Tory MP Nadine Dorries is currently in the news due to comments on her blog complaining that MPs were the victims of a “McCarthyite witchhunt” over their expenses: an opinion which has embarrassed David Cameron. She has also attacked the motives of the Telegraph‘s owners, David and Frederick and Barclay, despite the fact that the Barclays (invariably described by Private Eye as the “weirdo Barclay twins”) are notoriously aggressive in using libel law to protect their reputations, and true to form, Dorries’ blog has now been removed. The Guardian reports:

Nadine Dorries, the Conservative frontbencher who claimed the Daily Telegraph’s revelations on expenses could drive MPs to suicide, has had her blog shut down by lawyers acting for the newspaper…The newspaper is understood to have acted after she made further allegations concerning the motivation of the newspaper’s proprietors, Sir David and Sir Frederick Barclay. Withers, the lawyers acting for the Barclay brothers, are understood to have instructed the takedown, invoking the acceptable user policy used by internet service providers to protect themselves against libel action provoked by comments on websites they host.

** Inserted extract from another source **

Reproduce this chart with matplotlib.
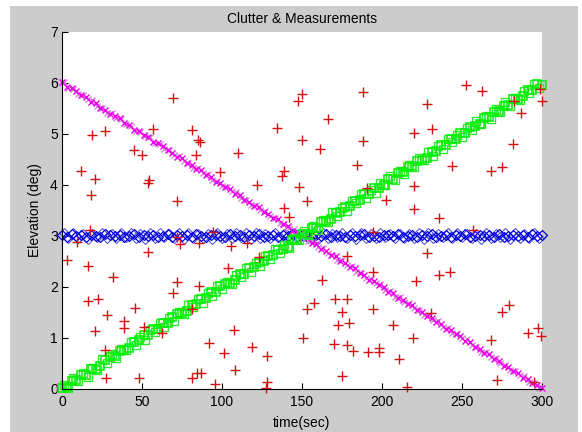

Tory blogger Iain Dale is on the case:

Can it really now be illegal or libellous to question a newspaper’s agenda and motives, or those of its owners? Is it really illegal to accuse someone of a witchhunt? I don’t happen to think that the Telegraph is undertaking a witchhunt, but I can quite see why some MPs do. Those who believe Nadine’s main accusation, which is that the Telegraph has an agenda to boost UKIP and the BNP, may, at first sight, have their views reinforced by this morning’s edition which has a lengthy profile of UKIP leader Nigel Farage. Reading it, however, it’s not quite the paen of praise it might first appear.

Internet Service Providers needs to develop some cojones in the face of legal threats from big companies. If this had been an American ISP they would have probably laughed at the letter sent by the Telegraph.

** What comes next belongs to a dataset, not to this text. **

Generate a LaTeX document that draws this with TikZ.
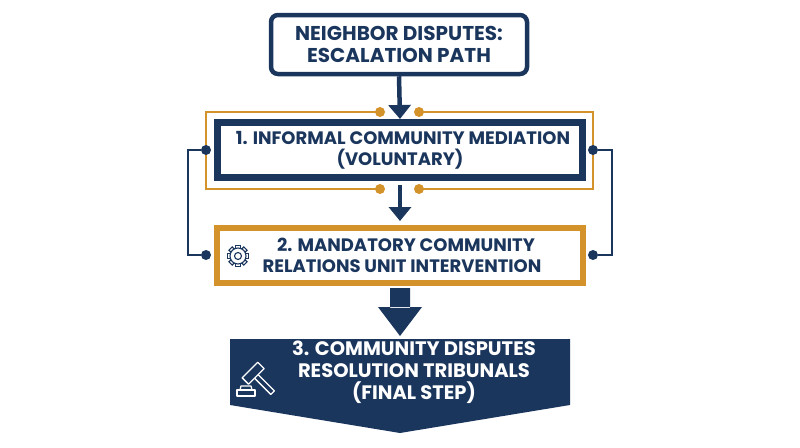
\documentclass[tikz,border=0pt]{standalone}
\usepackage{fontspec}
\setmainfont{Poppins}
\usetikzlibrary{arrows.meta}
\definecolor{navy}{HTML}{1B365D}
\definecolor{gold}{HTML}{D4922A}
\begin{document}
\begin{tikzpicture}[x=1pt,y=-1pt,
  txt/.style={font=\fontsize{18}{21}\selectfont\bfseries, align=center, text=navy, inner sep=0pt},
  dot/.style={circle, fill=#1, inner sep=0pt, minimum size=10pt},
  arr/.style={navy, line width=4.5pt, -{Triangle[width=22pt,length=14pt]}},
  side/.style={navy, line width=1.4pt}]
\useasboundingbox (0,0) rectangle (800,447);
% title
\node[draw=navy, line width=4.5pt, rounded corners=7pt, minimum width=256pt, minimum height=59pt, txt, font=\fontsize{20}{22}\selectfont\bfseries] (title) at (399,44.5) {NEIGHBOR DISPUTES:\\ESCALATION PATH};
% box 1 with orange frame
\draw[gold, line width=1.4pt] (380,112) -- (206,112) -- (206,189) -- (380,189);
\draw[gold, line width=1.4pt] (419,112) -- (593,112) -- (593,189) -- (419,189);
\node[dot=gold] (g1) at (380,112) {};
\node[dot=gold] (g2) at (419,112) {};
\node[dot=gold] (g3) at (380,189) {};
\node[dot=gold] (g4) at (419,189) {};
\node[draw=navy, line width=7pt, minimum width=365pt, minimum height=55pt, txt] (b1) at (400,150) {\hspace*{6pt}1. INFORMAL COMMUNITY MEDIATION\\(VOLUNTARY)};
% box 2
\node[draw=gold, line width=6pt, minimum width=366pt, minimum height=55pt, txt] (b2) at (400,255.5) {\hspace*{12pt}2. MANDATORY COMMUNITY\\\hspace*{4pt}RELATIONS UNIT INTERVENTION};
% gear
\begin{scope}[shift={(238,256)}]
\foreach \a in {0,45,...,315}{\draw[navy, line width=1.1pt, rotate=\a] (-2.3,-10.5) rectangle (2.3,-7.5);}
\draw[navy, line width=1.1pt, fill=white] (0,0) circle (8);
\draw[navy, line width=1.1pt] (0,0) circle (3.5);
\end{scope}
% side connectors
\node[dot=navy] (l1) at (206,150) {};
\node[dot=navy] (l2) at (206,255) {};
\node[dot=navy] (r1) at (593,150) {};
\node[dot=navy] (r2) at (593,255) {};
\draw[side] (l1) -- (188,150) -- (188,255) -- (l2);
\draw[side] (r1) -- (612,150) -- (612,255) -- (r2);
% arrows
\draw[arr] (title.south) -- (400,119);
\draw[arr] (400,185) -- (400,221);
% banner
\fill[navy] (230,339) -- (570,339) -- (570,405) -- (400,433) -- (230,405) -- cycle;
\node[font=\fontsize{19.5}{22}\selectfont\bfseries, align=center, text=white] (b3) at (414,372) {3. COMMUNITY DISPUTES\\RESOLUTION TRIBUNALS\\(FINAL STEP)};
\fill[navy] (390,288) rectangle (410,308) (378,307) -- (422,307) -- (400,336) -- cycle;
% gavel
\begin{scope}[shift={(262,375)}, white, line width=1.3pt, line join=round]
\draw[rotate=45] (-16,-12) rectangle (6,-3);
\draw[rotate=45] (-7.5,-3) -- (-7.5,20) -- (-2.5,20) -- (-2.5,-3);
\draw (-25,15) rectangle (-7,21);
\draw (-22,15) -- (-21,11) -- (-11,11) -- (-10,15);
\end{scope}
\end{tikzpicture}
\end{document}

Alas, this is an obtuse reaction: an accusation that the Telegraph‘s owners want to boost UKIP merely imputes political bias, but to suggest support for the rascist BNP is in a different order. And if American ISPs are more robust, it’s because American libel law allows them to be so, not because they have more “cojones”.

Despite this, though, I do agree that the forced removal of Dorries blog is unacceptable, and Telegraph-hosted bloggers ought to feel embarrassed at having the paper’s masthead on their sites. If someone has just cause to complain they have been libelled, they should see the author in court, not threaten the ISP to have critical material removed.

Further, it seems to me that we need a “public figure” provision in British libel law, along American lines. If someone thrusts themselves into a public controversy, it should be allowable to discuss their backgrounds and to speculate on their possible motives freely, short of “actual malice”. Dorries did not suggest she has any real evidence of a BNP link, which could be disputed in a court – she was simply sounding off about the facts in the public domain about a matter of public interest, and any reasonable reader can judge for themselves whether her analysis deserves to be taken seriously. It’s annoying when reprehensible motives are unfairly imputed to a person’s writings or actions (in particular, the charge of “racism” is bandied about on-line immoderately), but the bar for a libel action should be considerably higher than this.

Incidentally, if Dale really wants to protect free speech, he could have a word with some of his Tory libertarian friends – often they are most enthusiastic users of libel law to suppress public discussion.